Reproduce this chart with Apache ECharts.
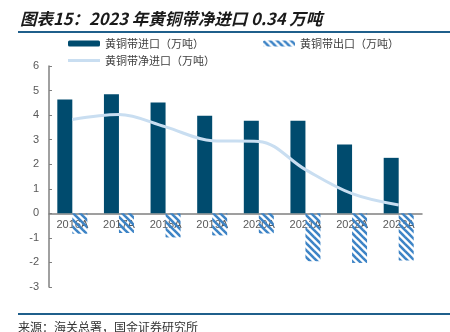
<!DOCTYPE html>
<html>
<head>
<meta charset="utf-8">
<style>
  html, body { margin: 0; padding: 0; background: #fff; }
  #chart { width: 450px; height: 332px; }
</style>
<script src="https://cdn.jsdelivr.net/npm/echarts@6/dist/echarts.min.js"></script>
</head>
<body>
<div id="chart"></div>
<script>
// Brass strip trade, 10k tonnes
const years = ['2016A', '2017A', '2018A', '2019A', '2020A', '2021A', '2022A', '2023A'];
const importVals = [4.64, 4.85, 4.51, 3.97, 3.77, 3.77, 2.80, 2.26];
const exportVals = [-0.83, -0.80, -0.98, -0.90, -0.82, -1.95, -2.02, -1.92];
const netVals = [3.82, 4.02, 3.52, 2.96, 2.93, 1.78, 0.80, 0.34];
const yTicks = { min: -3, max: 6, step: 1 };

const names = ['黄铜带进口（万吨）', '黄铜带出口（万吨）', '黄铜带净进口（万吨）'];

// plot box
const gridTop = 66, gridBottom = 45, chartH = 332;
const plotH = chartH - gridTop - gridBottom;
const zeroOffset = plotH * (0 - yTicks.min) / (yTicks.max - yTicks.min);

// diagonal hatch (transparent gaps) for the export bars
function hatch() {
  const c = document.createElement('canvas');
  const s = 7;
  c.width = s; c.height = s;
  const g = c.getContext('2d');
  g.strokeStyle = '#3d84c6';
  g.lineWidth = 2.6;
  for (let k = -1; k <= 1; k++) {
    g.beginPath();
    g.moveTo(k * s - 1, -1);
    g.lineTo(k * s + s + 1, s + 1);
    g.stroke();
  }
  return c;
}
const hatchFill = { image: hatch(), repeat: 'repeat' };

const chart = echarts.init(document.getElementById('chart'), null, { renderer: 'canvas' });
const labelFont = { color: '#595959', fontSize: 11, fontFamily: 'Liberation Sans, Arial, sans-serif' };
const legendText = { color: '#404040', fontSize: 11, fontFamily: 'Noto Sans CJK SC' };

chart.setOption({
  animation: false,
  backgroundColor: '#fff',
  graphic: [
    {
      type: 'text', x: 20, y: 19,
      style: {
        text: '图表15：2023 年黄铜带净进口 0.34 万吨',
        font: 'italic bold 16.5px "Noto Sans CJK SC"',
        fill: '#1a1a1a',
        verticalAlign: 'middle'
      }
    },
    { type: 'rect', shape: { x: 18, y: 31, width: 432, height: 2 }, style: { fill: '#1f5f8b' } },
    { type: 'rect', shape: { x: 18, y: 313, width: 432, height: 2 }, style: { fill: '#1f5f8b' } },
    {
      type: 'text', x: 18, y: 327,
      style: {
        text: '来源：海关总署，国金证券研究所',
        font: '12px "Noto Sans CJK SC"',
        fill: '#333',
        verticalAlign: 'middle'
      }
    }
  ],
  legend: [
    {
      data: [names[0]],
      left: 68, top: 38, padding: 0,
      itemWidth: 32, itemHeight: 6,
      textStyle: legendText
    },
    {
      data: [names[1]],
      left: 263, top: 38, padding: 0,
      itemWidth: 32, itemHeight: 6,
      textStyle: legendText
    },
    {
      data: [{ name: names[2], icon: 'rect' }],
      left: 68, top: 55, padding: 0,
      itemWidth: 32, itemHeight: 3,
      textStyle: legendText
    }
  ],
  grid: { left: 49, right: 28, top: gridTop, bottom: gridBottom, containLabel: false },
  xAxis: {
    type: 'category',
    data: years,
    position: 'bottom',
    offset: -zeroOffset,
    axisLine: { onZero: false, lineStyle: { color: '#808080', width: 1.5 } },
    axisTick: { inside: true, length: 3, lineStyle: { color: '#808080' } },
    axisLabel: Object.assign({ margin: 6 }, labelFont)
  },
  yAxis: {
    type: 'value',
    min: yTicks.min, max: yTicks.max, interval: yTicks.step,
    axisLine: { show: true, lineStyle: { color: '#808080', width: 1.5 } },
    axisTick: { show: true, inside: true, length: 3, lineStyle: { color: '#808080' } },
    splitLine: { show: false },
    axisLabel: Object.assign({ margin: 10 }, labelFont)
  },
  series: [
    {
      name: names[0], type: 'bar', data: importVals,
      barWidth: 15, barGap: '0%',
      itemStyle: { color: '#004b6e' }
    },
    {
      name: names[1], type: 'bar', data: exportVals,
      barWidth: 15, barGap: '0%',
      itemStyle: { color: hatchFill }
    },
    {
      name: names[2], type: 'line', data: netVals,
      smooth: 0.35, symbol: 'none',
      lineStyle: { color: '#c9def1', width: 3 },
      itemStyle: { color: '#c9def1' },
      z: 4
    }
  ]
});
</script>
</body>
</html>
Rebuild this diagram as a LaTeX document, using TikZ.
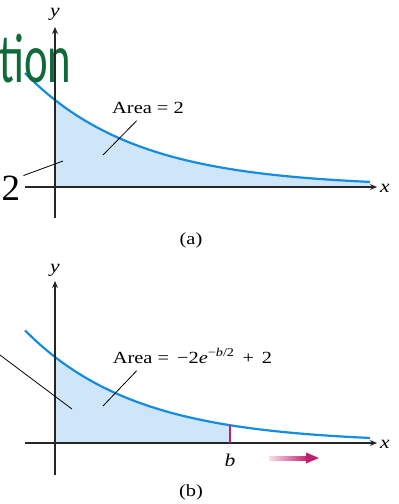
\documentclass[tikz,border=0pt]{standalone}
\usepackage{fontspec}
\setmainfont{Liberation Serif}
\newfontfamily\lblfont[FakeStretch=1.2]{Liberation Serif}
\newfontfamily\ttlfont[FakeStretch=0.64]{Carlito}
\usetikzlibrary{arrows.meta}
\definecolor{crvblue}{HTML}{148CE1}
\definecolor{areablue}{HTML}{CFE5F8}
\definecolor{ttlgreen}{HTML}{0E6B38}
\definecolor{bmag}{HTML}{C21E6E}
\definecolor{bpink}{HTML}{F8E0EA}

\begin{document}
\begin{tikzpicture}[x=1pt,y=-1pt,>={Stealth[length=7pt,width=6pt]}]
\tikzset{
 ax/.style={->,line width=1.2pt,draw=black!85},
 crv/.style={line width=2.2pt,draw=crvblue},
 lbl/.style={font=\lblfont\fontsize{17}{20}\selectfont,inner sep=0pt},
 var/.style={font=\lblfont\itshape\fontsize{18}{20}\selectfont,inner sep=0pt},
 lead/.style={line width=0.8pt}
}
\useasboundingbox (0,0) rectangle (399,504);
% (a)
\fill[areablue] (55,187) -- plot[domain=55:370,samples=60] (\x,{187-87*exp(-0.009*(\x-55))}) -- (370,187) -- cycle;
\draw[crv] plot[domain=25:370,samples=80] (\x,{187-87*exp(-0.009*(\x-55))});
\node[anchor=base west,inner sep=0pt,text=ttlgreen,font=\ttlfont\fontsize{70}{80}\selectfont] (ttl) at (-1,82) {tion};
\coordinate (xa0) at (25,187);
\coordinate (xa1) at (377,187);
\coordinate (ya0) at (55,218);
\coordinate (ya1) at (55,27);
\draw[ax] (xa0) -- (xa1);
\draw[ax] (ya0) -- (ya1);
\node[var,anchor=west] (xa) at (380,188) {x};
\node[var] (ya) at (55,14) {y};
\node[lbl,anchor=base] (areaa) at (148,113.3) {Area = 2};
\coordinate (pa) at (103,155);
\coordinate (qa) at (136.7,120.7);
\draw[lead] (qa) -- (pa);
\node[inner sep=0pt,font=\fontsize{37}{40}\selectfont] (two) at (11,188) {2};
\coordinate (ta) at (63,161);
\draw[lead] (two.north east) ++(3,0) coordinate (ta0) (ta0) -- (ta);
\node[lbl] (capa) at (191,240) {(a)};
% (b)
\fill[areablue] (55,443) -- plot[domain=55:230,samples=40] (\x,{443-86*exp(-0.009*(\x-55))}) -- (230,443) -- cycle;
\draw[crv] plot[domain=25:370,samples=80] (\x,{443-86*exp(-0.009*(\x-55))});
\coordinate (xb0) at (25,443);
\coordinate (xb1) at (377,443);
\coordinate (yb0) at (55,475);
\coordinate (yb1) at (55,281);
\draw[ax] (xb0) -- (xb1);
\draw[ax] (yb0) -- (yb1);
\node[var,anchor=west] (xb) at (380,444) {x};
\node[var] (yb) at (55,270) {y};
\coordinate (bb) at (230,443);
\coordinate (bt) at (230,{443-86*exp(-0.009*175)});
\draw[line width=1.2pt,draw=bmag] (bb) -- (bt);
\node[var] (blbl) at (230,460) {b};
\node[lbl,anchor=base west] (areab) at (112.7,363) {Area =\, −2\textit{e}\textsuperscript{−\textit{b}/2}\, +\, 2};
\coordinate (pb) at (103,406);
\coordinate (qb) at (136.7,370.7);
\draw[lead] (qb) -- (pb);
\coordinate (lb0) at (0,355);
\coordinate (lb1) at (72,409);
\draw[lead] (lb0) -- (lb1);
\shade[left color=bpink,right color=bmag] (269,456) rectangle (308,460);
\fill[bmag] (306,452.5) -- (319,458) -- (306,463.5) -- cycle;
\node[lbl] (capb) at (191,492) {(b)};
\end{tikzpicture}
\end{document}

▶ _PROBLEM DETAILS_
Begin at the top of the material above and output each line exactly, stopping after the line that holds "const zeroOffset = plotH". Leave out pictures.

▶ _ANSWER IN FULL_
Reproduce this chart with Apache ECharts.
<!DOCTYPE html>
<html>
<head>
<meta charset="utf-8">
<style>
  html, body { margin: 0; padding: 0; background: #fff; }
  #chart { width: 450px; height: 332px; }
</style>
<script src="https://cdn.jsdelivr.net/npm/echarts@6/dist/echarts.min.js"></script>
</head>
<body>
<div id="chart"></div>
<script>
// Brass strip trade, 10k tonnes
const years = ['2016A', '2017A', '2018A', '2019A', '2020A', '2021A', '2022A', '2023A'];
const importVals = [4.64, 4.85, 4.51, 3.97, 3.77, 3.77, 2.80, 2.26];
const exportVals = [-0.83, -0.80, -0.98, -0.90, -0.82, -1.95, -2.02, -1.92];
const netVals = [3.82, 4.02, 3.52, 2.96, 2.93, 1.78, 0.80, 0.34];
const yTicks = { min: -3, max: 6, step: 1 };

const names = ['黄铜带进口（万吨）', '黄铜带出口（万吨）', '黄铜带净进口（万吨）'];

// plot box
const gridTop = 66, gridBottom = 45, chartH = 332;
const plotH = chartH - gridTop - gridBottom;
const zeroOffset = plotH * (0 - yTicks.min) / (yTicks.max - yTicks.min);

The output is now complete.